Nothing can stop the world.
christien gholson






Becoming
white blossoms
& cranberry glass
the night more wild
than the red blood
of Egypt
each leaf
is not
what it
seems
Gina Bergamino







from Interweavings II
geovoidl
Richard Kostelanetz






Turner's Song

The player dances his keys
with pale tarantula hands.
His music moves into
the night where its staves melt
in the madness of the rain.
Gordon Grice







January 29th 1986

Winter is like losing
your luggage in Newark
Arthur Winfield Knight





Desacralizing
----sacralizing
Time into the serpentine
weaving of Café Latté
saxophone Kanishiwa
one month away
from
Spring
Hugh Fox



Finally, something of an update: I've printed the Basho Haiku Challenge chapbooks. This coming weekend, I hope to put a good dent into cutting, folding, collating, and stapling the contributors run of 50 or so. The new issues, 167 and 168, are also coming along nicely and all should begin to go out on time (well, that's a rescheduled on time) around March 1st.

And, then, perhaps daffodils.




spring begins--
sparrows at my gate
with healthy faces
Issa
translated by David Lanoue




best,
Don

Thursday, December 18, 2008

James Wright , Jack Kerouac, Charlie Smith, and Chuang Tzu: Full House


Cover by Bobo


In Monday's post, I mentioned James Wright's groundbreaking collection, The Branch Will Not Break. Intrepid correspondent Ed Baker remembered the ending of another powerful poem from that collection. Here it is in its entirety:



Lying in a Hammock at William Duffy's Farm
in Pine Island, Minnesota


Over my head, I see the bronze butterfly,
Asleep on the black trunk,
Blowing like a leaf in green shadow.
Down the ravine behind the empty house,
The cowbells follow one another
Into the distances of the afternoon.
To my right,
In a field of sunlight between two pines,
The droppings of last year's horses
Blaze up into golden stones.
I lean back, as the evening darkens and comes on.
A chicken hawk floats over, looking for a home.
I have wasted my life.
James Wright


As evidenced in Ed's memory of this last line, the power of the poem is hard to underestimate.
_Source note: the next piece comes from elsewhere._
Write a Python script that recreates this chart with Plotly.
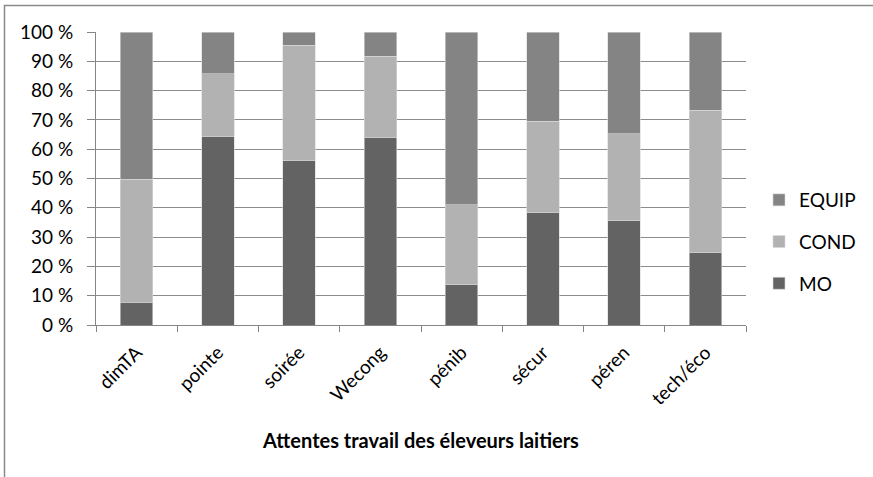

Perhaps that power has been slightly diminished via much imitation; still, I am bowled over every time I read it. The precision in execution, the attention to detail, and, perhaps, the allusion in the first line to Chuang Tzu's (Zhuangzi) famous


"I do not know whether I was then a man dreaming I was a butterfly, or whether I am now a butterfly dreaming I am a man. "



Whether the allusion is there or no (just a dream of mine, perhaps), the general flavor of Eastern work permeates The Branch Will Not Break. I've been revisiting this volume on and off all year and reading the Selected Poems sent me back again. No matter how many times I return, the well continues to be plenteous.
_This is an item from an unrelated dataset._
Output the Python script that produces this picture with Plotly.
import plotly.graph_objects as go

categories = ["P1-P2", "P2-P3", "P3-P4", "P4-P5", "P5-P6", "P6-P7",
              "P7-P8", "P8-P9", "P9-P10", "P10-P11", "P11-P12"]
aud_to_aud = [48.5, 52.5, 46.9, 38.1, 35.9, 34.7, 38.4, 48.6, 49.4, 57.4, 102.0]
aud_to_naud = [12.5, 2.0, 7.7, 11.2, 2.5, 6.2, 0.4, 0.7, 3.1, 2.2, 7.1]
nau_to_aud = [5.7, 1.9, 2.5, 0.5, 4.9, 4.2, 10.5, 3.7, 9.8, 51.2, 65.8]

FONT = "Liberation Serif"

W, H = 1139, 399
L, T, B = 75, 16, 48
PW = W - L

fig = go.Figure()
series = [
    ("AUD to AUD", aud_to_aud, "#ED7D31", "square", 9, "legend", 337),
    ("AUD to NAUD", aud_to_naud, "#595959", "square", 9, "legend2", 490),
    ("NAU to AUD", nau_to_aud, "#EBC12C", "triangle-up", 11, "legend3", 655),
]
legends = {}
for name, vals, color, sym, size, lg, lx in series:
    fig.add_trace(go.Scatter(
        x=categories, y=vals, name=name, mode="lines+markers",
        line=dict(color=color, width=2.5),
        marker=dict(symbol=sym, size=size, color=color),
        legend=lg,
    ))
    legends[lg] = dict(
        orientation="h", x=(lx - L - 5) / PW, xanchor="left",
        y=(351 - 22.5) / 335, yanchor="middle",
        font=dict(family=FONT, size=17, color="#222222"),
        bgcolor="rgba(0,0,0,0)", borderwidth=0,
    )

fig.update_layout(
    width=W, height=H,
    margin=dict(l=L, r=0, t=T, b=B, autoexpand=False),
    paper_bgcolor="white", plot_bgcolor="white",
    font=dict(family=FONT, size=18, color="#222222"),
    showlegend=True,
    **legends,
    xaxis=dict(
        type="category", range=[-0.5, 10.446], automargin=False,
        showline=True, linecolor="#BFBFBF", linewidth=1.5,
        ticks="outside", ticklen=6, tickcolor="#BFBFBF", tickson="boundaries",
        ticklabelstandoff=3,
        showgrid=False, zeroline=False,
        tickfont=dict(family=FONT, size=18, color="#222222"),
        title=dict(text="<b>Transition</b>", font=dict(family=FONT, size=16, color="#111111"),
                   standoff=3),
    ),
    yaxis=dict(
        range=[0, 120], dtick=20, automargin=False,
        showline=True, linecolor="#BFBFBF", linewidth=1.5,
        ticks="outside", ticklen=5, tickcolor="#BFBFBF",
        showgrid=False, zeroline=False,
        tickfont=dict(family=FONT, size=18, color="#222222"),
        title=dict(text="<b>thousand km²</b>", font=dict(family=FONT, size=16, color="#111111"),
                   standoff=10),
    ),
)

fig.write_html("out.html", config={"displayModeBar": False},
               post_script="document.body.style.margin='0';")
Many thanks to the Poet Hound for her take on issue #165 of Lilliput Review. Sidle on over: she features poems by Greg Watson, David Chorlton, and John Martone.

Curtis, over at Blogging Along Tobacco Road, has mounted a YouTube video of Kerouac reading some of his haikus. In case you haven't seen it (or I should say heard, since it's a YouTube vid with a single picture fronting the audio - close your eyes and think "YouSpeaker"), here it is:





In addition, Curtis has been featuring videos he is making of poets reading haiku, as with the one by Roberta Beary posted here recently. This calls for some more sidling to see his vid of Charlie Smith and other goodies. With Curtis's permission, I'm also posting it here:




Charlie Smith


Ron Silliman has pointed to an interview by Doug Holder of the prolific poet, critic, reviewer, and small press legend, Hugh Fox that might be of interest to folks. Hugh has published the occasional poem here and is author of the Lilliput broadside, "Slides," which was issue #112. Here's a link to the old Lilliput blog (beware, pop-up zone), "Beneath Cherry Blossoms," with some sample poems from that broadside.

This week's featured back issue of Lilliput Review is #63, from December 1994. Be sure to check the Back Issue Archive, where you can find sample poems from 75 back issues. Enjoy.




A Basic Understanding

Cause links one
Reason to another,
And at the end
Of the chain
Sits a stark
And elemental is.
Ed Anderson



Sentence (from a sequence)

Too painfully large for word
or phrase, our small talents
despair of meaning, and we are
on buses tapping seat rails
unsure of the stop for today,
pausing as fingers glide
along reflective chrome
streaked by syllables
of familiar streets.
Tim Scannell





Gifts

Behold
this snow: light
fallen to show us through darkness
toward spring. Please
lift this sighting forward
on worthy words. I
don't know how.
But I believe in you.
Patricia Ranzoni





Snowflakes
Turds falling from 5 billion human rumps,
------5 billion snowflakes falling
----------from a single cloud.
Antler






The constant wavesound,
the chant,
slow-grinding thought and bone
to sand
christien gholson






The Knobadoor Diamond

Four boys
found a glass doorknob on the beach.
They called it The Knobadoor Diamond
and it made them rich.
Cal Sag






someone's gotta fall
--babe
--make sure the bottom's still there.